Un succès qui a par la suite été confirmé par des prix obtenus, en 2021, pour trois déclinaisons de leur recette d’hydromel à la Texas Mead Cup, une compétition qui récompense les meilleurs produits d’hydromel dans différentes catégories. « Ça n’a pas fait augmenter nos ventes au Texas, souligne en riant M. Audet, mais ça nous a rassurés sur la qualité de notre produit. »

« Toute une aventure » avec les abeilles

Les deux amis, qui ont d’ailleurs développé leur passion pour le brassage de la bière alors qu’ils étaient colocataires au cégep, quelques années plus tôt, ont suivi, en 2018, un cours en gestion d’entreprise afin de lancer leur projet sur une bonne base. 

Mais pour obtenir un permis de production d’hydromel artisanal, il leur fallait également produire leur propre miel. Une condition qui les a menés à suivre, simultanément, un cours d’initiation à l’apiculture.

Traditionnellement, ce sont surtout ceux qui ont déjà une miellerie qui se lance dans la fabrication d’hydromel. Pour nous, le processus s’est fait à l’envers. Ç’a été plus compliqué. Je dirais même que c’est toute qu’une aventure, avec tous les parasites [qui peuvent affecter les abeilles].

William Audet

Leur entreprise possède actuellement 200 ruches, installées chez des producteurs agricoles de la région, et leur permet de produire la majeure partie du miel dont ils ont besoin pour leur production d’hydromel. Heureusement, ils ont pu compter sur l’expertise de plusieurs amis apiculteurs pour obtenir des conseils sur la bonne gestion de leurs abeilles et l’extraction du miel.
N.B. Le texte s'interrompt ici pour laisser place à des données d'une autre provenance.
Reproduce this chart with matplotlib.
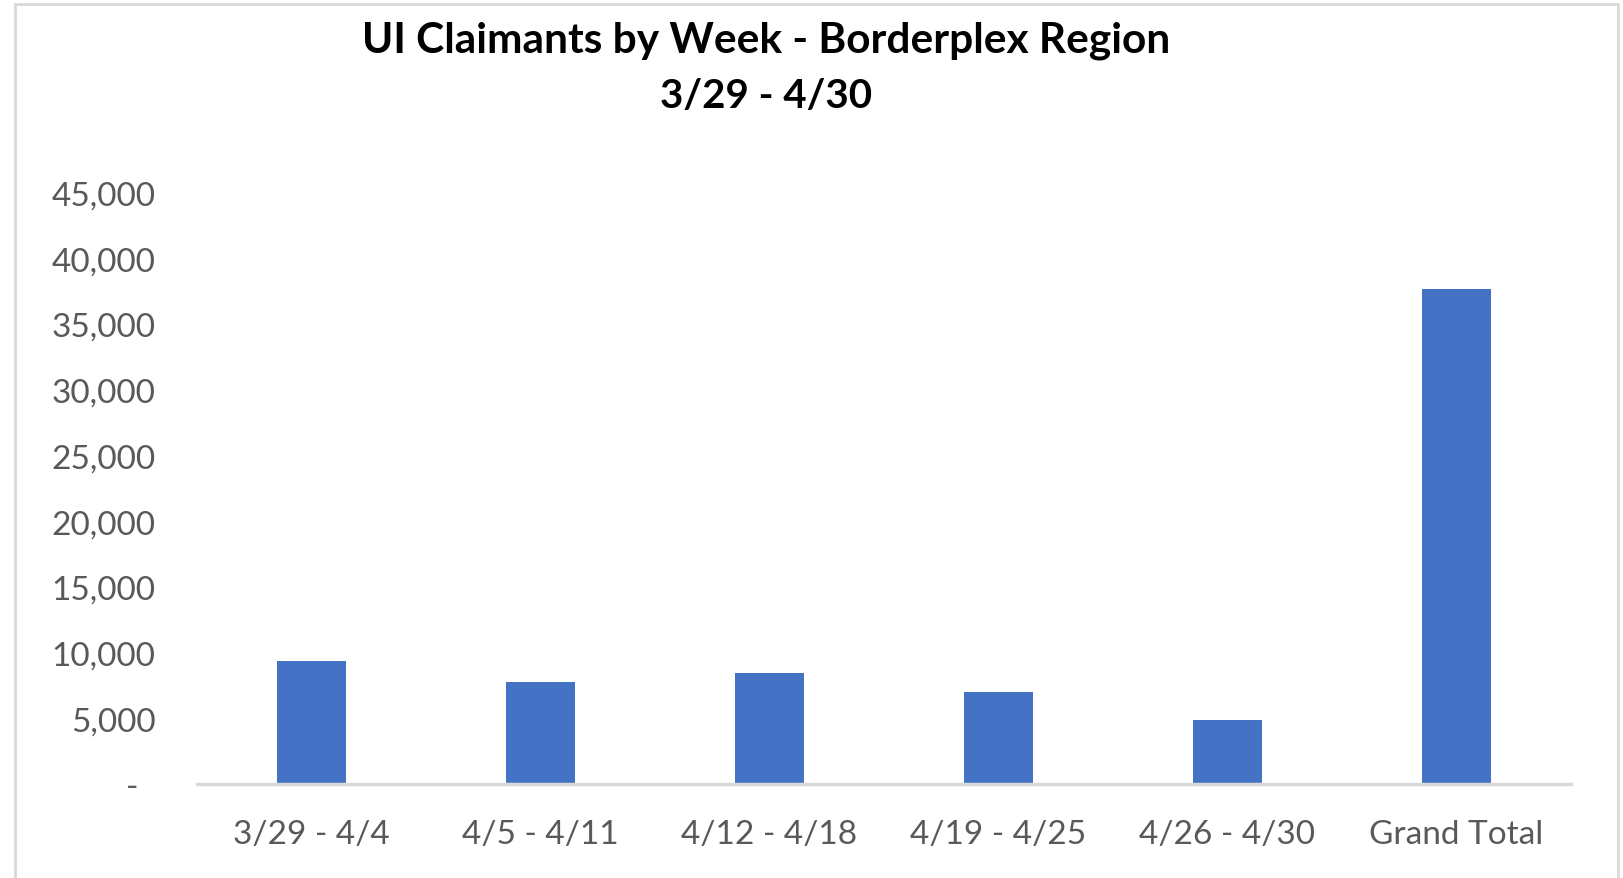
import matplotlib
matplotlib.use("Agg")
import matplotlib.pyplot as plt
from matplotlib.patches import Rectangle
from matplotlib.ticker import FuncFormatter

categories = ["3/29 - 4/4", "4/5 - 4/11", "4/12 - 4/18", "4/19 - 4/25", "4/26 - 4/30", "Grand Total"]
claimants = [9380, 7780, 8460, 7010, 4880, 37700]
yticks = [0, 5000, 10000, 15000, 20000, 25000, 30000, 35000, 40000, 45000]
title_line1 = "UI Claimants by Week - Borderplex Region"
title_line2 = "3/29 - 4/30"

W, H = 1623, 879
fig = plt.figure(figsize=(W / 100, H / 100), dpi=100)
fig.patch.set_facecolor("white")

# chart area border
fig.patches.append(Rectangle((15 / W, -0.01), (1618 - 15) / W, (H - 5) / H + 0.01,
                             transform=fig.transFigure, fill=False,
                             edgecolor="#d9d9d9", linewidth=2))

ax = fig.add_axes([197 / W, 94 / H, (1571 - 197) / W, (785 - 193.6) / H])
x = list(range(len(categories)))
ax.bar(x, claimants, width=0.30, color="#4472c4", zorder=2)
ax.set_xlim(-0.5, len(categories) - 0.5)
ax.set_ylim(0, 45000)
ax.set_yticks(yticks)

def fmt(v, pos):
    return "-  " if v == 0 else f"{int(v):,}"

ax.yaxis.set_major_formatter(FuncFormatter(fmt))
ax.set_xticks(x)
ax.set_xticklabels(categories)

for s in ["top", "right", "left"]:
    ax.spines[s].set_visible(False)
ax.spines["bottom"].set_color("#d9d9d9")
ax.spines["bottom"].set_linewidth(2.5)
ax.tick_params(axis="both", length=0, labelsize=24, labelcolor="#595959")
ax.tick_params(axis="y", pad=30)
ax.tick_params(axis="x", pad=25)
for lbl in ax.get_xticklabels() + ax.get_yticklabels():
    lbl.set_fontfamily("Lato")

fig.text(766 / W, 1 - 41 / H, title_line1, ha="center", va="center",
         fontsize=30.5, fontweight="bold", fontfamily="Lato", color="#000000")
fig.text(766 / W, 1 - 97 / H, title_line2, ha="center", va="center",
         fontsize=29, fontweight="bold", fontfamily="Lato", color="#000000")

fig.savefig("out.png", dpi=100)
Cet esprit d’entraide fait d’ailleurs partie prenante de leur jeune entreprise, alors que le duo tient à s’impliquer activement dans la vie communautaire de la région, en soutenant, par exemple, une clinique de pédiatrie sociale de Lévis. C’est un peu avec la même philosophie qu’ils ont accueilli l’arrivée de produits semblables aux leurs sur les tablettes du Québec, peu après le lancement de leurs cannettes d’hydromel pétillant. « On a vraiment été les premiers sur le marché ici, mais là, il y a d’autres hydromelleries qui en font. On ne voit pas ça comme une compétition. Au contraire, on souhaite que les produits de cette catégorie soient bien réussis, car ça ne peut qu’être positif pour amener les clients à découvrir tout ce qui se fait dans le même genre », tiennent-ils à spécifier.

Croissance en tête

Ce n’est que tout récemment, en 2022, que les deux apiculteurs-brasseurs ont pu laisser les emplois qu’ils occupaient dans des microbrasseries de la région pour se consacrer entièrement à leur projet, où la charge de travail les garde maintenant occupés à temps plein et leur permet de dégager un profit net.  L’entreprise brasse actuellement entre 500 et 1 000 litres d’hydromel par semaine. « Des fois, en saison, on brasse 2 000 litres. C’est sûr qu’on veut augmenter, car si on compare à la bière, ce n’est vraiment pas beaucoup, mais le produit est encore méconnu. Si un jour, on arrive à brasser 100 000 litres par année, je serais vraiment heureux! » s’exclame William Audet.